• EXERCISE
Retype all material exactly. Pictures stay out of the copy.

— Start of SUPPLIED DATA —

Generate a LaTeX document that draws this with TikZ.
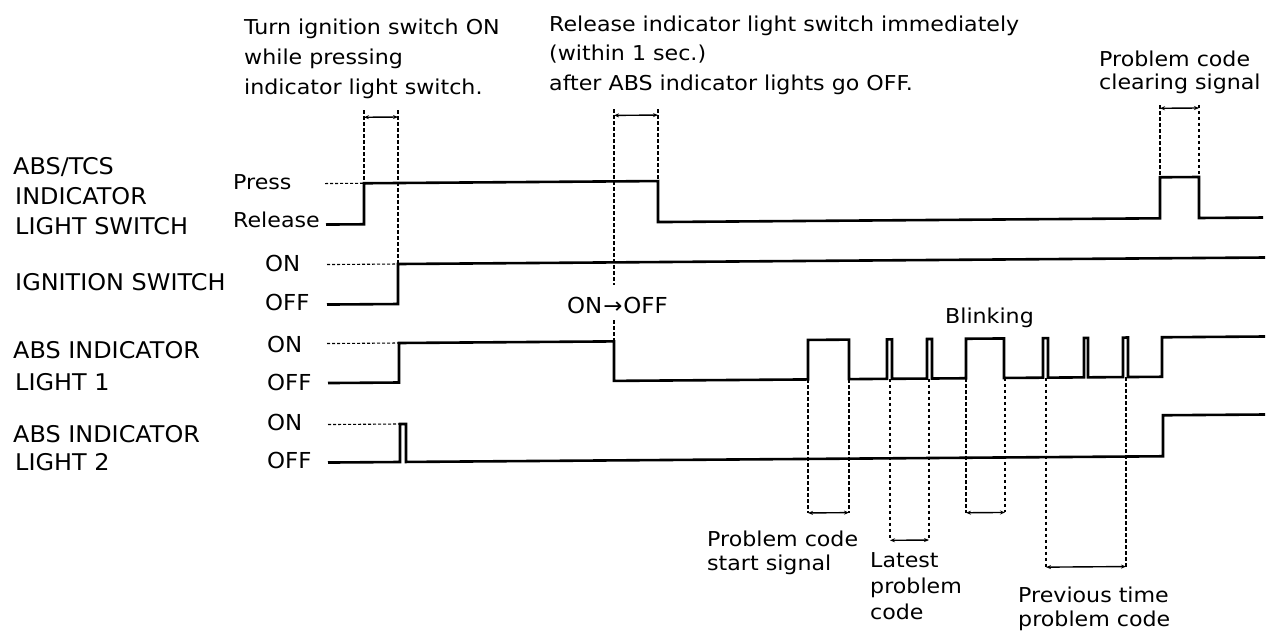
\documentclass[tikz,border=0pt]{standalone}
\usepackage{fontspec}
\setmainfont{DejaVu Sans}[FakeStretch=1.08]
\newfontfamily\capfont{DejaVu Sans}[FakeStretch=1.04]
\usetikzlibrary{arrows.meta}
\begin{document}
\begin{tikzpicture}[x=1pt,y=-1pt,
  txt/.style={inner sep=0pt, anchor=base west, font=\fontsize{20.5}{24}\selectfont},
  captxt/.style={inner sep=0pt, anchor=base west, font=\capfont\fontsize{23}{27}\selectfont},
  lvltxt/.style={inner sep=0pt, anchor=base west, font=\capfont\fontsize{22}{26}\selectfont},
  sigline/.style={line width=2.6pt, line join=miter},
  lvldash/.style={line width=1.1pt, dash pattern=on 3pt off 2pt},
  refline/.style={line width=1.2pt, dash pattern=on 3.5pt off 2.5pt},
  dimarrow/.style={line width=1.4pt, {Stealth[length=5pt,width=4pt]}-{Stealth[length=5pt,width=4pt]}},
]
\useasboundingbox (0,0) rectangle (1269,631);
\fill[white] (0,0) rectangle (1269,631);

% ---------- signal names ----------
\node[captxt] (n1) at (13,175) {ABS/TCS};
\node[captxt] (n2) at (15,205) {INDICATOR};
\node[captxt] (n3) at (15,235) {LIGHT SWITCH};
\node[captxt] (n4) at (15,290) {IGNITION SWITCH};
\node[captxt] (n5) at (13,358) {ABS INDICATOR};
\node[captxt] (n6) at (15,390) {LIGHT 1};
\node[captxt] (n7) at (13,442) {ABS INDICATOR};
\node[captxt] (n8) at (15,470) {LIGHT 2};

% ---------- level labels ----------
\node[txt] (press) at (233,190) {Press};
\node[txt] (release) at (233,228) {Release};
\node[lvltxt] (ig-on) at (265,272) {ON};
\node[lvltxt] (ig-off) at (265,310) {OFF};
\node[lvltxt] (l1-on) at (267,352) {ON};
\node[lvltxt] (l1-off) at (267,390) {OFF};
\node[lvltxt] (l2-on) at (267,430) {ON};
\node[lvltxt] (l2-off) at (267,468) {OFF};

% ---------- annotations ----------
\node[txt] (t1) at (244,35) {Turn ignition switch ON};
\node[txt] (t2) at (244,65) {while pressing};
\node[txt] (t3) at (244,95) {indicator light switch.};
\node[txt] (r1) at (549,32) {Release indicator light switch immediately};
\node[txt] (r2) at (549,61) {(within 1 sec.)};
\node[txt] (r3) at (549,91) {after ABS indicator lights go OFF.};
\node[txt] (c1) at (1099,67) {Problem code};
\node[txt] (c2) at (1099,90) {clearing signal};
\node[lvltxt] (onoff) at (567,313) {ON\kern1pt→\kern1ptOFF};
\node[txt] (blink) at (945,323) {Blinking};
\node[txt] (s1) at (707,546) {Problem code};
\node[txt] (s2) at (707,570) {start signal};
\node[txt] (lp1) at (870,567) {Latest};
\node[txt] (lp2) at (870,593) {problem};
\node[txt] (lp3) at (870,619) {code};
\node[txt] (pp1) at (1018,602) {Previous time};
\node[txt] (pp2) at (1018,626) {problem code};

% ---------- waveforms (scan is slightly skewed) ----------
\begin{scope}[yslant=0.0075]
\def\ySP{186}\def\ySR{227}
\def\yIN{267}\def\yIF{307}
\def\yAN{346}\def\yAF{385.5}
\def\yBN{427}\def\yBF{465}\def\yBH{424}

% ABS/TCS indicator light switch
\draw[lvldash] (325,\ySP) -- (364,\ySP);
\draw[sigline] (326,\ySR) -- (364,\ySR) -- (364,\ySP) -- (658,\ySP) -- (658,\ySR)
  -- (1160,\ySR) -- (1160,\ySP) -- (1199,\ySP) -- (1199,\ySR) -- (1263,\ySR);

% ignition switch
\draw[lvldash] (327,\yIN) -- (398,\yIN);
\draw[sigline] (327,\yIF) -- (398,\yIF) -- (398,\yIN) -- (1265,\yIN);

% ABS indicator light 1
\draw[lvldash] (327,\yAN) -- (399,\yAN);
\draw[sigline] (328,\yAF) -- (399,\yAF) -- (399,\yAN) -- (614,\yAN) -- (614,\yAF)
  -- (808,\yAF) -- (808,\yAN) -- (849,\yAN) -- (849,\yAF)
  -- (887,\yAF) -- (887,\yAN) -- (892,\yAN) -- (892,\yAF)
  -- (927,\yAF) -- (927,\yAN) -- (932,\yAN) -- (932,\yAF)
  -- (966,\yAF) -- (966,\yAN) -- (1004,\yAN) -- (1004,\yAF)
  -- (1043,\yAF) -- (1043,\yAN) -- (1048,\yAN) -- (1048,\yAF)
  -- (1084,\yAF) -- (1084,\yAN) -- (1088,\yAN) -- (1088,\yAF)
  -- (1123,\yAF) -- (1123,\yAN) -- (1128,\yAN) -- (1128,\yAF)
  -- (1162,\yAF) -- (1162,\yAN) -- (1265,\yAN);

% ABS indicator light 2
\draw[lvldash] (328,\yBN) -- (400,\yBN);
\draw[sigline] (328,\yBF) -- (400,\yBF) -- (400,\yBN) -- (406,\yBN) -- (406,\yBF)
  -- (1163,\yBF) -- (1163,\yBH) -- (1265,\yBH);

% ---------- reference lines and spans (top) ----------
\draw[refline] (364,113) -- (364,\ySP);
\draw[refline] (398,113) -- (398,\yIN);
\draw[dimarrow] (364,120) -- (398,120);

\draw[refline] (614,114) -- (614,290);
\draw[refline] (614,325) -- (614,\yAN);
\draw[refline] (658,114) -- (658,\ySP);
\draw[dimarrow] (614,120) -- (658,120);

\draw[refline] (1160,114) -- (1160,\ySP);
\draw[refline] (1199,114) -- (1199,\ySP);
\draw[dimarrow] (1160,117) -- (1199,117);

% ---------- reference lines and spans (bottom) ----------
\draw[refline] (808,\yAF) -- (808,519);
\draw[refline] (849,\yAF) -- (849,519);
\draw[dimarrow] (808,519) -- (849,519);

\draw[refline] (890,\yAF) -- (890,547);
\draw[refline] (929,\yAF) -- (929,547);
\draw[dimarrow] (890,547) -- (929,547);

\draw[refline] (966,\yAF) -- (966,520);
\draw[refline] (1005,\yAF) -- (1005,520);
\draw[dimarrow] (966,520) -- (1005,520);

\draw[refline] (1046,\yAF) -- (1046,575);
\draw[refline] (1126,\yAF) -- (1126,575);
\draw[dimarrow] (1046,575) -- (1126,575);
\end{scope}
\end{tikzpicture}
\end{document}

— End of SUPPLIED DATA —

• THE RESULT
Generate a LaTeX document that draws this with TikZ.
\documentclass[tikz,border=0pt]{standalone}
\usepackage{fontspec}
\setmainfont{DejaVu Sans}[FakeStretch=1.08]
\newfontfamily\capfont{DejaVu Sans}[FakeStretch=1.04]
\usetikzlibrary{arrows.meta}
\begin{document}
\begin{tikzpicture}[x=1pt,y=-1pt,
  txt/.style={inner sep=0pt, anchor=base west, font=\fontsize{20.5}{24}\selectfont},
  captxt/.style={inner sep=0pt, anchor=base west, font=\capfont\fontsize{23}{27}\selectfont},
  lvltxt/.style={inner sep=0pt, anchor=base west, font=\capfont\fontsize{22}{26}\selectfont},
  sigline/.style={line width=2.6pt, line join=miter},
  lvldash/.style={line width=1.1pt, dash pattern=on 3pt off 2pt},
  refline/.style={line width=1.2pt, dash pattern=on 3.5pt off 2.5pt},
  dimarrow/.style={line width=1.4pt, {Stealth[length=5pt,width=4pt]}-{Stealth[length=5pt,width=4pt]}},
]
\useasboundingbox (0,0) rectangle (1269,631);
\fill[white] (0,0) rectangle (1269,631);

% ---------- signal names ----------
\node[captxt] (n1) at (13,175) {ABS/TCS};
\node[captxt] (n2) at (15,205) {INDICATOR};
\node[captxt] (n3) at (15,235) {LIGHT SWITCH};
\node[captxt] (n4) at (15,290) {IGNITION SWITCH};
\node[captxt] (n5) at (13,358) {ABS INDICATOR};
\node[captxt] (n6) at (15,390) {LIGHT 1};
\node[captxt] (n7) at (13,442) {ABS INDICATOR};
\node[captxt] (n8) at (15,470) {LIGHT 2};

% ---------- level labels ----------
\node[txt] (press) at (233,190) {Press};
\node[txt] (release) at (233,228) {Release};
\node[lvltxt] (ig-on) at (265,272) {ON};
\node[lvltxt] (ig-off) at (265,310) {OFF};
\node[lvltxt] (l1-on) at (267,352) {ON};
\node[lvltxt] (l1-off) at (267,390) {OFF};
\node[lvltxt] (l2-on) at (267,430) {ON};
\node[lvltxt] (l2-off) at (267,468) {OFF};

% ---------- annotations ----------
\node[txt] (t1) at (244,35) {Turn ignition switch ON};
\node[txt] (t2) at (244,65) {while pressing};
\node[txt] (t3) at (244,95) {indicator light switch.};
\node[txt] (r1) at (549,32) {Release indicator light switch immediately};
\node[txt] (r2) at (549,61) {(within 1 sec.)};
\node[txt] (r3) at (549,91) {after ABS indicator lights go OFF.};
\node[txt] (c1) at (1099,67) {Problem code};
\node[txt] (c2) at (1099,90) {clearing signal};
\node[lvltxt] (onoff) at (567,313) {ON\kern1pt→\kern1ptOFF};
\node[txt] (blink) at (945,323) {Blinking};
\node[txt] (s1) at (707,546) {Problem code};
\node[txt] (s2) at (707,570) {start signal};
\node[txt] (lp1) at (870,567) {Latest};
\node[txt] (lp2) at (870,593) {problem};
\node[txt] (lp3) at (870,619) {code};
\node[txt] (pp1) at (1018,602) {Previous time};
\node[txt] (pp2) at (1018,626) {problem code};

% ---------- waveforms (scan is slightly skewed) ----------
\begin{scope}[yslant=0.0075]
\def\ySP{186}\def\ySR{227}
\def\yIN{267}\def\yIF{307}
\def\yAN{346}\def\yAF{385.5}
\def\yBN{427}\def\yBF{465}\def\yBH{424}

% ABS/TCS indicator light switch
\draw[lvldash] (325,\ySP) -- (364,\ySP);
\draw[sigline] (326,\ySR) -- (364,\ySR) -- (364,\ySP) -- (658,\ySP) -- (658,\ySR)
  -- (1160,\ySR) -- (1160,\ySP) -- (1199,\ySP) -- (1199,\ySR) -- (1263,\ySR);

% ignition switch
\draw[lvldash] (327,\yIN) -- (398,\yIN);
\draw[sigline] (327,\yIF) -- (398,\yIF) -- (398,\yIN) -- (1265,\yIN);

% ABS indicator light 1
\draw[lvldash] (327,\yAN) -- (399,\yAN);
\draw[sigline] (328,\yAF) -- (399,\yAF) -- (399,\yAN) -- (614,\yAN) -- (614,\yAF)
  -- (808,\yAF) -- (808,\yAN) -- (849,\yAN) -- (849,\yAF)
  -- (887,\yAF) -- (887,\yAN) -- (892,\yAN) -- (892,\yAF)
  -- (927,\yAF) -- (927,\yAN) -- (932,\yAN) -- (932,\yAF)
  -- (966,\yAF) -- (966,\yAN) -- (1004,\yAN) -- (1004,\yAF)
  -- (1043,\yAF) -- (1043,\yAN) -- (1048,\yAN) -- (1048,\yAF)
  -- (1084,\yAF) -- (1084,\yAN) -- (1088,\yAN) -- (1088,\yAF)
  -- (1123,\yAF) -- (1123,\yAN) -- (1128,\yAN) -- (1128,\yAF)
  -- (1162,\yAF) -- (1162,\yAN) -- (1265,\yAN);

% ABS indicator light 2
\draw[lvldash] (328,\yBN) -- (400,\yBN);
\draw[sigline] (328,\yBF) -- (400,\yBF) -- (400,\yBN) -- (406,\yBN) -- (406,\yBF)
  -- (1163,\yBF) -- (1163,\yBH) -- (1265,\yBH);

% ---------- reference lines and spans (top) ----------
\draw[refline] (364,113) -- (364,\ySP);
\draw[refline] (398,113) -- (398,\yIN);
\draw[dimarrow] (364,120) -- (398,120);

\draw[refline] (614,114) -- (614,290);
\draw[refline] (614,325) -- (614,\yAN);
\draw[refline] (658,114) -- (658,\ySP);
\draw[dimarrow] (614,120) -- (658,120);

\draw[refline] (1160,114) -- (1160,\ySP);
\draw[refline] (1199,114) -- (1199,\ySP);
\draw[dimarrow] (1160,117) -- (1199,117);

% ---------- reference lines and spans (bottom) ----------
\draw[refline] (808,\yAF) -- (808,519);
\draw[refline] (849,\yAF) -- (849,519);
\draw[dimarrow] (808,519) -- (849,519);

\draw[refline] (890,\yAF) -- (890,547);
\draw[refline] (929,\yAF) -- (929,547);
\draw[dimarrow] (890,547) -- (929,547);

\draw[refline] (966,\yAF) -- (966,520);
\draw[refline] (1005,\yAF) -- (1005,520);
\draw[dimarrow] (966,520) -- (1005,520);

\draw[refline] (1046,\yAF) -- (1046,575);
\draw[refline] (1126,\yAF) -- (1126,575);
\draw[dimarrow] (1046,575) -- (1126,575);
\end{scope}
\end{tikzpicture}
\end{document}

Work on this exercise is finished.